Les algorithmes, loin d’être neutres, continuent de présenter des biais sexistes en 2023.
Ce phénomène s’explique principalement par l’apprentissage de données historiquement biaisées en faveur des hommes. Ainsi que par le manque de diversité dans les équipes de développement en intelligence artificielle (IA).
Le cas d’Amazon : un exemple marquant
En 2014, Amazon a testé un logiciel d’IA pour trier les CV des candidats. Ce logiciel, basé sur une base de CV majoritairement masculins reçus sur dix ans, a systématiquement écarté les CV de femmes, en particulier pour des postes de développeurs ou liés à des compétences techniques.

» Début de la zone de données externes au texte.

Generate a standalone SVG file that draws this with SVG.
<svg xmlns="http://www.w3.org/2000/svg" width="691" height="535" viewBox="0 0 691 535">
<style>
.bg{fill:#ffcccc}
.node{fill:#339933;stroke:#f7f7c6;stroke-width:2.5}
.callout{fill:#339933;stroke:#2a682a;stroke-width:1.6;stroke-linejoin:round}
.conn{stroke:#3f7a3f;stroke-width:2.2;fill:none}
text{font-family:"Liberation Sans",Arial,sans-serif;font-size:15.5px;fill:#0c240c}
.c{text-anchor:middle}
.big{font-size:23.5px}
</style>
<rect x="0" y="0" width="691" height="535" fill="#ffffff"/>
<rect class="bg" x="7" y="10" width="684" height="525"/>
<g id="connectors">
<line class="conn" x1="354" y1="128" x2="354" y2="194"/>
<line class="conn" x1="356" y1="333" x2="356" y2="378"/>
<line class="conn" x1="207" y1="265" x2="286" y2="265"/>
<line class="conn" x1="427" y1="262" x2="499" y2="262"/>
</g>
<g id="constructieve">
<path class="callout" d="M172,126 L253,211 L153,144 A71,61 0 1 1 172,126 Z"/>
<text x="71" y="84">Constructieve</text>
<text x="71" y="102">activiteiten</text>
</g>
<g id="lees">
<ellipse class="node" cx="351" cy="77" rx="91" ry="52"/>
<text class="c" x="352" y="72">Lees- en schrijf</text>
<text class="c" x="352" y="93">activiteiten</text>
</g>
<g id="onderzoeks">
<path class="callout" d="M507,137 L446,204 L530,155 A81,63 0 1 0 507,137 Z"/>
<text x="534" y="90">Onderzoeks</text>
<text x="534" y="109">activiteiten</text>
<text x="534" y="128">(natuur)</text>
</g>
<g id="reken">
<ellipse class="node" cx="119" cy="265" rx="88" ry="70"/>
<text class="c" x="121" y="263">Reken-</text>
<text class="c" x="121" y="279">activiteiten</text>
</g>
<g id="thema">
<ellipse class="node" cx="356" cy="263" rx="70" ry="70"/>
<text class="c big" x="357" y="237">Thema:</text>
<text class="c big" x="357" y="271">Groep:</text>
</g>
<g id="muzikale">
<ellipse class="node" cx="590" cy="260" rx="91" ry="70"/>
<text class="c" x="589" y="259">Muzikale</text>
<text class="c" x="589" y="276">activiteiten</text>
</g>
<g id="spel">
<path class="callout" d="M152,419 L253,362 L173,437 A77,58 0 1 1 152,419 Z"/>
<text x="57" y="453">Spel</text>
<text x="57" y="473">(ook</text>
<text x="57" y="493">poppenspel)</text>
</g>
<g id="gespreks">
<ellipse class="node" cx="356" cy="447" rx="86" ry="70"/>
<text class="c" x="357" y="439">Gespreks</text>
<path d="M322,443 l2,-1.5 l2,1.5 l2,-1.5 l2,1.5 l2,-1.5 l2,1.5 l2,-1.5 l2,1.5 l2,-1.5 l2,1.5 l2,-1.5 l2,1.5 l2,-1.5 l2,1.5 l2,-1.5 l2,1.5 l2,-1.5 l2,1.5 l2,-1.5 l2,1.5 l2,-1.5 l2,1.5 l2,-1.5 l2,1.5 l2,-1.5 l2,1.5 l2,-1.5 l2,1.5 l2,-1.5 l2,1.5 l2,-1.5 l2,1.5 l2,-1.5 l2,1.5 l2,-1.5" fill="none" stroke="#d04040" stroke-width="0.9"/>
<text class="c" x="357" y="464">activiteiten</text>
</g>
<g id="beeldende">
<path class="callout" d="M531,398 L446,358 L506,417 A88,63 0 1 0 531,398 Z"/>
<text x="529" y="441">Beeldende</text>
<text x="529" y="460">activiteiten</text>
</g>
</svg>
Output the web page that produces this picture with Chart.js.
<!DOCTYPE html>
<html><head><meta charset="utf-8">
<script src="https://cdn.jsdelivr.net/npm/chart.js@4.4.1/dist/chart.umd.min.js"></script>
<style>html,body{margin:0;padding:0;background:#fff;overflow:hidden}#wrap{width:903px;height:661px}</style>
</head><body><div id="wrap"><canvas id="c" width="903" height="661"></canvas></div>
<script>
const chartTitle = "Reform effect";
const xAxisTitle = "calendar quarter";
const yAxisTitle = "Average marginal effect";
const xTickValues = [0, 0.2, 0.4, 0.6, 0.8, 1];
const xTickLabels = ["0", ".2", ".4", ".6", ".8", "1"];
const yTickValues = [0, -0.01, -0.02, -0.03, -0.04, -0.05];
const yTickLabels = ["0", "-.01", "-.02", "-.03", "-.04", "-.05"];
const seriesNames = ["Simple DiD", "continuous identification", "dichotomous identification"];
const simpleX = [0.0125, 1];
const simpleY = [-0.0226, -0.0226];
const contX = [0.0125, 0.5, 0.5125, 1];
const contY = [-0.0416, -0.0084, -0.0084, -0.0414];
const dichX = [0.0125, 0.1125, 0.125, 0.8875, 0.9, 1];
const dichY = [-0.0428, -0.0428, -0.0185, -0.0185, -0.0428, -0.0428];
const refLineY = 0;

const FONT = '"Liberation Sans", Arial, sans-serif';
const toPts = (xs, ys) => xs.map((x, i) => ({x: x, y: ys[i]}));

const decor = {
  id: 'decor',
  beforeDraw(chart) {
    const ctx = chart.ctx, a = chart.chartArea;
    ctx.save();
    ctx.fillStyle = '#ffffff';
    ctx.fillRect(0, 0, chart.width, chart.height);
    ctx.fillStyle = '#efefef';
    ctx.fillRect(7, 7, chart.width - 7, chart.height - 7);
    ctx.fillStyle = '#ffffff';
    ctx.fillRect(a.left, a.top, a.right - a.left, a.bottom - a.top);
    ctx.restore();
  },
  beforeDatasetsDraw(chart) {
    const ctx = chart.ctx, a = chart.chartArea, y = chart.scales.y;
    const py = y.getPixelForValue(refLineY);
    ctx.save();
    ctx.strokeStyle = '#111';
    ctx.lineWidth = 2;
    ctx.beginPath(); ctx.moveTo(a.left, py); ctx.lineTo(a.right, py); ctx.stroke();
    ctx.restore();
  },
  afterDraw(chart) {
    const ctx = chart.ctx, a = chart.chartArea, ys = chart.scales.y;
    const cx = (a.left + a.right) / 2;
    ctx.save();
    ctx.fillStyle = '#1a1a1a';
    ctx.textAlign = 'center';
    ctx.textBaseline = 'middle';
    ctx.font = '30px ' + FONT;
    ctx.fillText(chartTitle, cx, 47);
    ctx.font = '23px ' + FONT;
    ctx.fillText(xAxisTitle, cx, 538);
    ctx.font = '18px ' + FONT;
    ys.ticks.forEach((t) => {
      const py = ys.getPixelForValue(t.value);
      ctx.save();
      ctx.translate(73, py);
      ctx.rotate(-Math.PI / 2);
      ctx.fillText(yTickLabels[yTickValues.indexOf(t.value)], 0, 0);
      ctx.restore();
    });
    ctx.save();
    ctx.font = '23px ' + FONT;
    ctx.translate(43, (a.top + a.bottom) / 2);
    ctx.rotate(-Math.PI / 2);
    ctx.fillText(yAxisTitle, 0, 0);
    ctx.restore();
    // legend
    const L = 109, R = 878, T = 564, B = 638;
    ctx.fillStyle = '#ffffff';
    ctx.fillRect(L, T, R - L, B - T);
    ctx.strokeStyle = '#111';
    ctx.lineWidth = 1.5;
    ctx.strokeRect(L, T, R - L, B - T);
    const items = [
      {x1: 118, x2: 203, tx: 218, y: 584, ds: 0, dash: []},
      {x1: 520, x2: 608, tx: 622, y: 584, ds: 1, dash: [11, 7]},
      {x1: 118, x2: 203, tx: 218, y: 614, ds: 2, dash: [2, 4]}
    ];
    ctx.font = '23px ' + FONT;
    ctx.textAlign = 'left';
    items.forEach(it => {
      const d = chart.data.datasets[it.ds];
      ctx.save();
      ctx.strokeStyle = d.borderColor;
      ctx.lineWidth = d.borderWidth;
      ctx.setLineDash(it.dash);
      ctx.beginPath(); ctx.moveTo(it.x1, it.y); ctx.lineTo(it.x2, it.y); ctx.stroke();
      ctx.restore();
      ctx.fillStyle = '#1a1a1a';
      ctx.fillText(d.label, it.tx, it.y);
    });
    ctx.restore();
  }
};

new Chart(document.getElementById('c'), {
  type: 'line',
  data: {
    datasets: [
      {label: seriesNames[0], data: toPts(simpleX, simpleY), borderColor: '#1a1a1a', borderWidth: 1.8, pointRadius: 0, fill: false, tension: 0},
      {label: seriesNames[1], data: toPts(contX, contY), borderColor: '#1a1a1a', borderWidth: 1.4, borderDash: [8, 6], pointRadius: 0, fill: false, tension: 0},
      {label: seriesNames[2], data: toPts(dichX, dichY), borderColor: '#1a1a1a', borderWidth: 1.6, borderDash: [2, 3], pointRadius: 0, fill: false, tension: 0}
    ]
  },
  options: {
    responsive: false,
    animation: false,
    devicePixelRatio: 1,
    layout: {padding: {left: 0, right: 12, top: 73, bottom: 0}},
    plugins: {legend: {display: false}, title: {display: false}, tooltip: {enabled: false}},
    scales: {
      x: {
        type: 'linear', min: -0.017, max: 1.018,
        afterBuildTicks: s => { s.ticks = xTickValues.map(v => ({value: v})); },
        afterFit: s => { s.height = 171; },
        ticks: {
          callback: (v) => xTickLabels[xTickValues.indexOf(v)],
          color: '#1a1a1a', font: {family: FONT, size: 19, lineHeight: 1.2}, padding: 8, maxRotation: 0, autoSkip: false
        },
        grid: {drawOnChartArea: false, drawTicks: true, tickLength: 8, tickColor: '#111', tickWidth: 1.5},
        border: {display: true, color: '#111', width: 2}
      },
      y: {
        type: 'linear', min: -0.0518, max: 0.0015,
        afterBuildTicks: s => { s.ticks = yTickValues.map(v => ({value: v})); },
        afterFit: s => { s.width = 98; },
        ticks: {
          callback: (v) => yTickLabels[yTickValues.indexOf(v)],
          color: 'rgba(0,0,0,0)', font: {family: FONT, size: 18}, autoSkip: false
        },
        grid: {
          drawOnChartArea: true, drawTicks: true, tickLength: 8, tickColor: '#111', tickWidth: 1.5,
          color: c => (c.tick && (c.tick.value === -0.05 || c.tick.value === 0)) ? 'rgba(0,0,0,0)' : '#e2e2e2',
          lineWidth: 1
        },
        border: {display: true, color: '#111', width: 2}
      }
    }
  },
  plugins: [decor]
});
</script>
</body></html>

Malgré des tentatives de correction, le problème persistait, obligeant Amazon à abandonner ce projet en 2017.
La persistance du sexisme dans le numérique
Selon Aurélie Jean, docteure en sciences et experte en éthique des algorithmes, et Mathilde Saliou, journaliste spécialiste du numérique, la tendance au sexisme est un problème récurrent dans le monde digital et révélateur d’un problème plus large.
Des algorithmes de reconnaissance faciale aux algorithmes publicitaires, les femmes sont souvent traitées de manière injuste ou stéréotypée.
Cette situation est aggravée par la sous-représentation des femmes dans le domaine de l’IA et des STEM. STEM se réfère à science, technologie, ingénierie et mathématiques.
En 2019, seulement 12 % des chercheurs en IA étaient des femmes.
Les racines du problème
Ces discriminations résultent de deux facteurs principaux : les jeux de données biaisés et le manque de diversité parmi les développeurs. Les algorithmes, conçus majoritairement par des hommes, reflètent leurs perspectives et biais.
Ainsi, les données historiques, souvent déséquilibrées en termes de genre, influencent la façon dont les algorithmes perçoivent et catégorisent les gens.
Ces problèmes peuvent avoir un impact sur la société
Ces biais algorithmiques ne sont pas seulement des problèmes techniques, mais reflètent et amplifient les inégalités de genre dans la société. Ils représentent une menace pour la démocratie et l’équité. En effet, ils peuvent perpétuer le cyberharcèlement et la discrimination dans des espaces numériques de plus en plus influents.
Des assistants virtuels tels qu’Alexa d’Amazon, Cortana de Microsoft et Siri d’Apple ont été conçus avec des voix féminines par défaut et des personnalités « soumises », reflétant des attributs féminins stéréotypés.
De plus, l’humanisation des assistants virtuels et des robots peut conduire à la déshumanisation et à l’objectification des femmes.
La solution : vers une IA éthique et sans biais de genre
Pour lutter contre ces biais, il est essentiel d’adopter des pratiques diversifiées dans la création d’algorithmes, de rendre transparent leur fonctionnement, de tester et d’optimiser les données pour éliminer les biais, et d’adopter une gouvernance algorithmique rigoureuse.
Aurélie Jean souligne l’importance de construire des algorithmes par et pour tous, afin d’assurer une représentation équitable et une technologie plus éthique.
Les algorithmes sont fortement influencés par les données qu’ils utilisent. Ces données peuvent refléter les hypothèses et préjugés de leurs programmeurs.
Par conséquent, il est nécessaire d’accroître la participation des femmes dans l’éducation et les carrières STEM, y compris en IA.
Des pratiques prometteuses, telles que l’utilisation d’IA pour éclairer les processus de recrutement sensibles au genre, sont également en développement.